DATA:
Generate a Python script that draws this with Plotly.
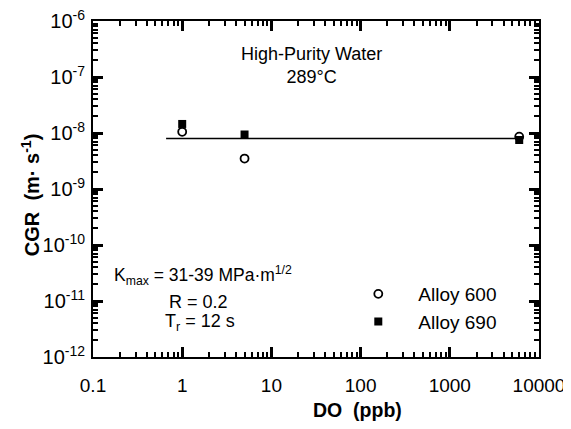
import plotly.graph_objects as go

# Data
do_ppb = [1, 5, 6000]
cgr_alloy600 = [1.05e-8, 3.5e-9, 8.6e-9]
cgr_alloy690 = [1.45e-8, 9.4e-9, 7.5e-9]
fit_do = [0.66, 6500]
fit_cgr = [8.0e-9, 8.0e-9]

x_tickvals = [0.1, 1, 10, 100, 1000, 10000]
x_ticktext = ["0.1", "1", "10", "100", "1000", "10000"]
y_tickvals = [1e-12, 1e-11, 1e-10, 1e-9, 1e-8, 1e-7, 1e-6]
y_ticktext = ["10<sup>-12</sup>", "10<sup>-11</sup>", "10<sup>-10</sup>", "10<sup>-9</sup>",
              "10<sup>-8</sup>", "10<sup>-7</sup>", "10<sup>-6</sup>"]

FONT = "Liberation Sans, Arial, sans-serif"

def minor_vals(lo, hi):
    return [m * 10.0 ** e for e in range(lo, hi) for m in range(2, 10)]

fig = go.Figure()
fig.add_trace(go.Scatter(x=fit_do, y=fit_cgr, mode="lines",
                         line=dict(color="black", width=1.6), showlegend=False, hoverinfo="skip"))
fig.add_trace(go.Scatter(x=do_ppb, y=cgr_alloy600, mode="markers", name="Alloy 600",
                         marker=dict(symbol="circle-open", size=8, color="black",
                                     line=dict(width=1.8, color="black"))))
fig.add_trace(go.Scatter(x=do_ppb, y=cgr_alloy690, mode="markers", name="Alloy 690",
                         marker=dict(symbol="square", size=8, color="black")))

axis_common = dict(showline=True, linecolor="black", linewidth=2, mirror="allticks",
                   ticks="inside", ticklen=10, tickwidth=2.5, tickcolor="#000000",
                   showgrid=False, zeroline=False, automargin=False)

fig.update_layout(
    template="simple_white",
    xaxis=dict(type="log", range=[-1, 4], tickmode="array", tickvals=x_tickvals, ticktext=x_ticktext,
               tickfont=dict(family=FONT, size=19, color="black"), ticklabelstandoff=10,
               minor=dict(ticks="inside", ticklen=5, tickwidth=1.5, tickcolor="#000000",
                          showgrid=False, tickmode="array", tickvals=minor_vals(-1, 4)),
               **axis_common),
    yaxis=dict(type="log", range=[-12, -6], tickmode="array", tickvals=y_tickvals, ticktext=y_ticktext,
               tickfont=dict(family=FONT, size=20, color="black"), ticklabelstandoff=2,
               ticklabeloverflow="allow",
               minor=dict(ticks="inside", ticklen=5, tickwidth=1.5, tickcolor="#000000",
                          showgrid=False, tickmode="array", tickvals=minor_vals(-12, -6)),
               **axis_common),
)

# axis titles
fig.add_annotation(xref="paper", yref="paper", x=0.592, y=-0.158, xanchor="center", yanchor="middle",
                   showarrow=False, text="<b>DO  (ppb)</b>",
                   font=dict(family=FONT, size=19.5, color="black"))
fig.add_annotation(xref="paper", yref="paper", x=-0.141, y=0.482, xanchor="center", yanchor="middle",
                   showarrow=False, textangle=-90, text="<b>CGR  (m· s<sup>-1</sup>)</b>",
                   font=dict(family=FONT, size=20, color="black"))

fig.add_annotation(xref="paper", yref="paper", x=0.491, y=0.869, xanchor="center", yanchor="middle",
                   showarrow=False, text="High-Purity Water<br>289°C",
                   font=dict(family=FONT, size=18, color="black"), align="center")
fig.add_annotation(xref="paper", yref="paper", x=0.043, y=0.244, xanchor="left", yanchor="middle",
                   showarrow=False, text="K<sub>max</sub> = 31-39 MPa·m<sup>1/2</sup>",
                   font=dict(family=FONT, size=17.5, color="black"))
fig.add_annotation(xref="paper", yref="paper", x=0.166, y=0.164, xanchor="left", yanchor="middle",
                   showarrow=False, text="R = 0.2", font=dict(family=FONT, size=18, color="black"))
fig.add_annotation(xref="paper", yref="paper", x=0.157, y=0.104, xanchor="left", yanchor="middle",
                   showarrow=False, text="T<sub>r</sub> = 12 s", font=dict(family=FONT, size=18, color="black"))

fig.update_layout(
    width=571, height=429,
    margin=dict(l=85, r=40, t=13, b=80, autoexpand=False),
    plot_bgcolor="white", paper_bgcolor="white",
    font=dict(family=FONT, color="black"),
    legend=dict(x=0.55, y=0.244, xanchor="left", yanchor="top",
                bgcolor="rgba(0,0,0,0)", itemwidth=70, tracegroupgap=0,
                font=dict(family=FONT, size=19, color="black")),
)

fig.write_html("out.html")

EXERCISE REQUIREMENTS: Go from the first line of the data above to the line containing "fit_cgr = [8.0e-9, 8.0e-9]" and retype exactly those lines, both included, but none of the pictures.

OUTPUT OF THE EXERCISE:
Generate a Python script that draws this with Plotly.
import plotly.graph_objects as go

# Data
do_ppb = [1, 5, 6000]
cgr_alloy600 = [1.05e-8, 3.5e-9, 8.6e-9]
cgr_alloy690 = [1.45e-8, 9.4e-9, 7.5e-9]
fit_do = [0.66, 6500]
fit_cgr = [8.0e-9, 8.0e-9]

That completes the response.